In an unprecedented moment of courtroom drama, Prime Minister Benjamin Netanyahu's year-long testimony in his corruption trial concluded Wednesday morning with a searing personal statement that accused prosecutors of orchestrating a decade-long campaign to destroy him and his family. The historic proceedings ended after 98 hearings spanning more than 18 months, marking one of the most dramatic chapters in Israeli legal and political history.

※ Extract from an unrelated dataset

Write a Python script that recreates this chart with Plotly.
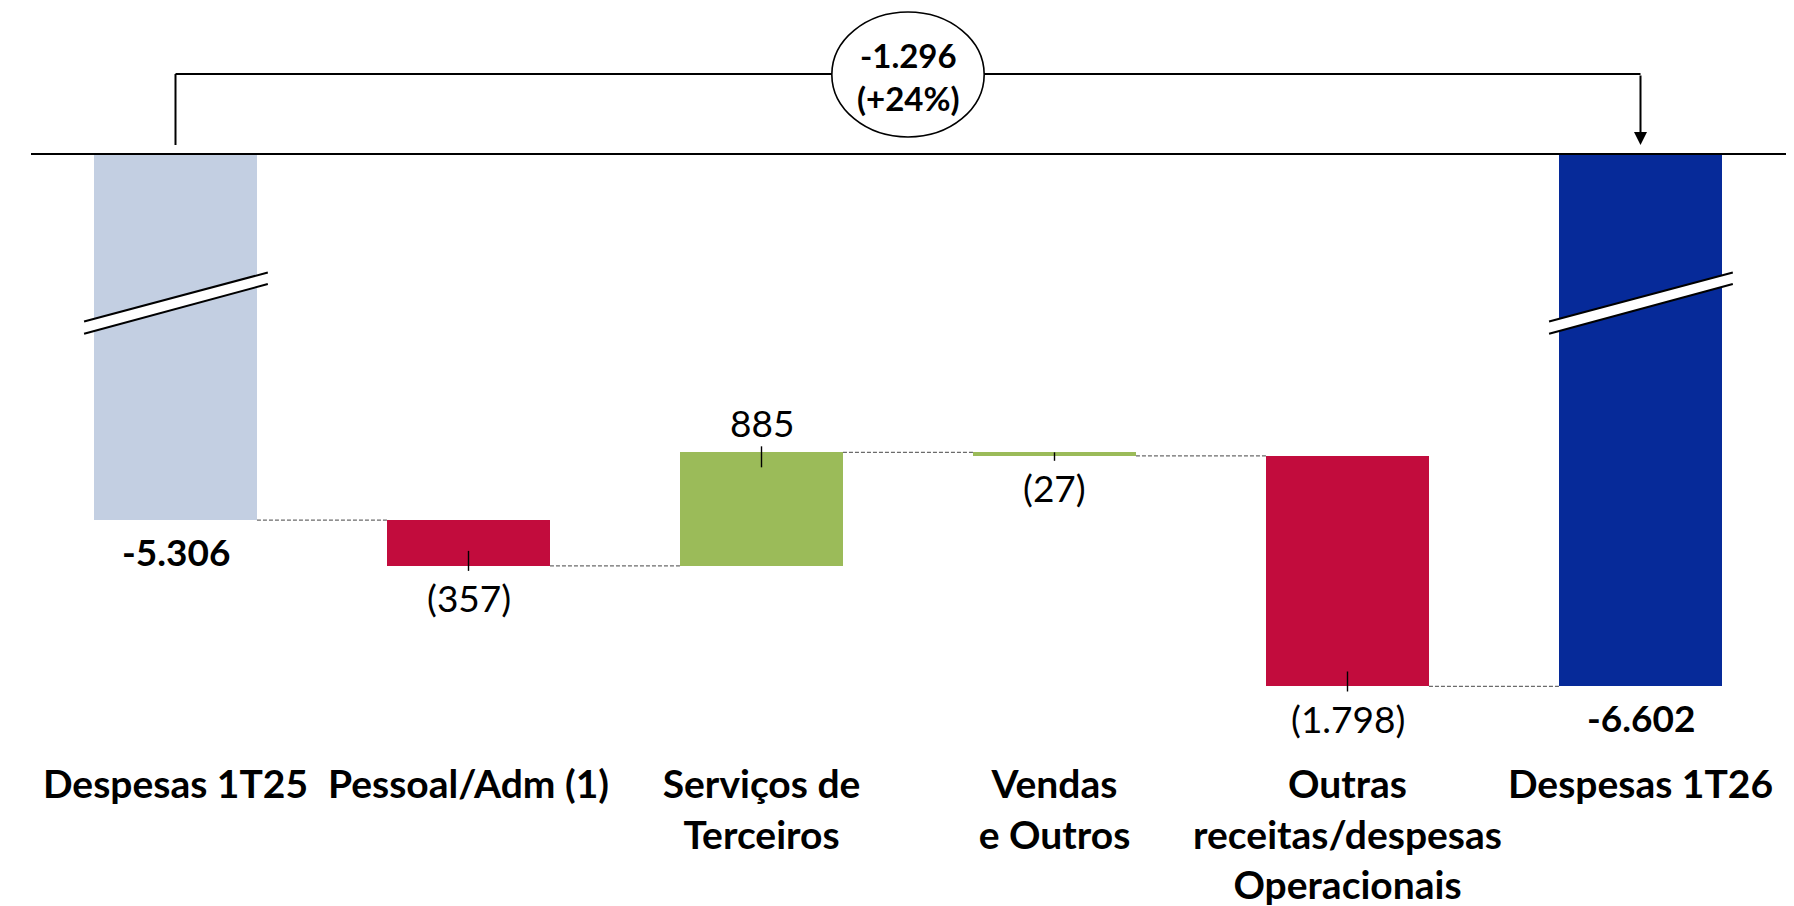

The final session at the Tel Aviv District Court opened with sharp tensions as Netanyahu's lead attorney, Amit Hadad, complained that the defense had been prevented from presenting numerous questions during cross-examination. Presiding Judge Rivka Friedman-Feldman and Judge Moshe Bar-Am firmly rejected the complaint, stating that defense arguments had been thoroughly documented throughout the trial record and that no negative impression had been created.
Hadad responded by drastically curtailing his remaining questions, focusing briefly on Case 4000 (the Bezeq-Walla affair) before formally concluding the cross-examination. Netanyahu seized the opportunity to launch a frontal assault on the prosecution's handling of the case, declaring that prosecutors had attempted to construct a narrative by cherry-picking isolated items from hundreds of interactions. "They shifted from version to version trying to find a construction," Netanyahu stated. "It reaches absurd territory."